Translating 3D resistivity models of the subsurface to relevant hydrogeological parameters such as sediment texture requires applying a rock physics transform that is ideally calibrated using co-located 1D sediment texture logs. It is difficult to select optimal logging sites in the model that span the range of observed resistivity values using expert opinion alone. Instead, we demonstrate a methodology for selecting logging sites using conditioned Latin hypercube sampling (cLHS), a maximally stratified sampling design methodology. cLHS employs simulated annealing to select sampling sites that minimize an objective function by reproducing the statistics of the resistivity model.
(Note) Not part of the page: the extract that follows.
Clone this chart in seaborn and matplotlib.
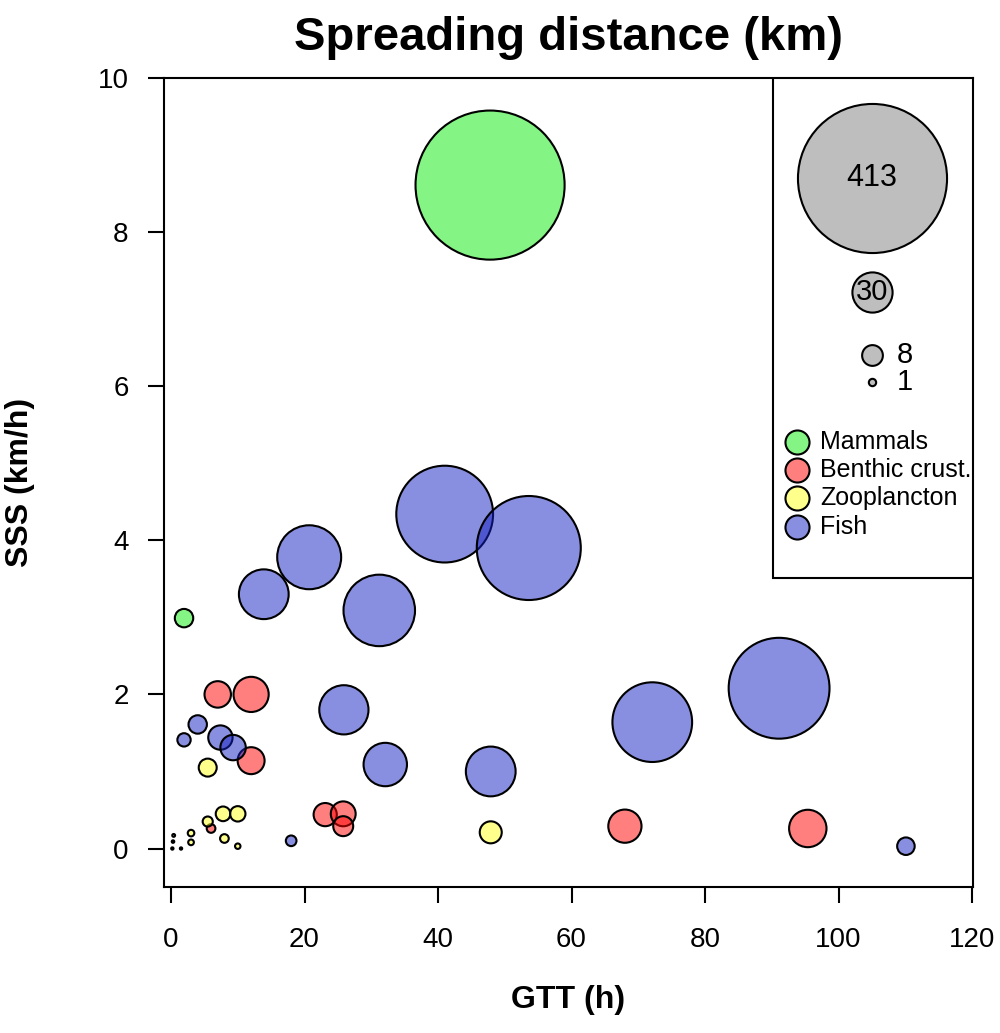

We implement numerous preprocessing steps to isolate desirable regions within the model for logging, and we use principal component analysis to reduce the dimensionality of the model to aid the convergence of the simulated annealing procedure while preserving the majority of the model variance. Additionally, we impose an additional objective function condition to penalize the selection of sites in the resistivity model that exhibit a high degree of lateral variance. This condition is used to increase the likelihood that the sediment texture logs acquired at the selected sites correlate well with the resistivity model. We tested our approach on a resistivity model obtained using a towed transient EM system in an almond orchard in California’s Central Valley, comparing our selected sets of logging sites against the five cone penetrometer testing logs originally acquired at the site, as well as randomly selected logging sites. The sample sets selected with cLHS were consistently able to reproduce the statistics of the resistivity model and did so more effectively than the true sampling locations or the random sampling locations.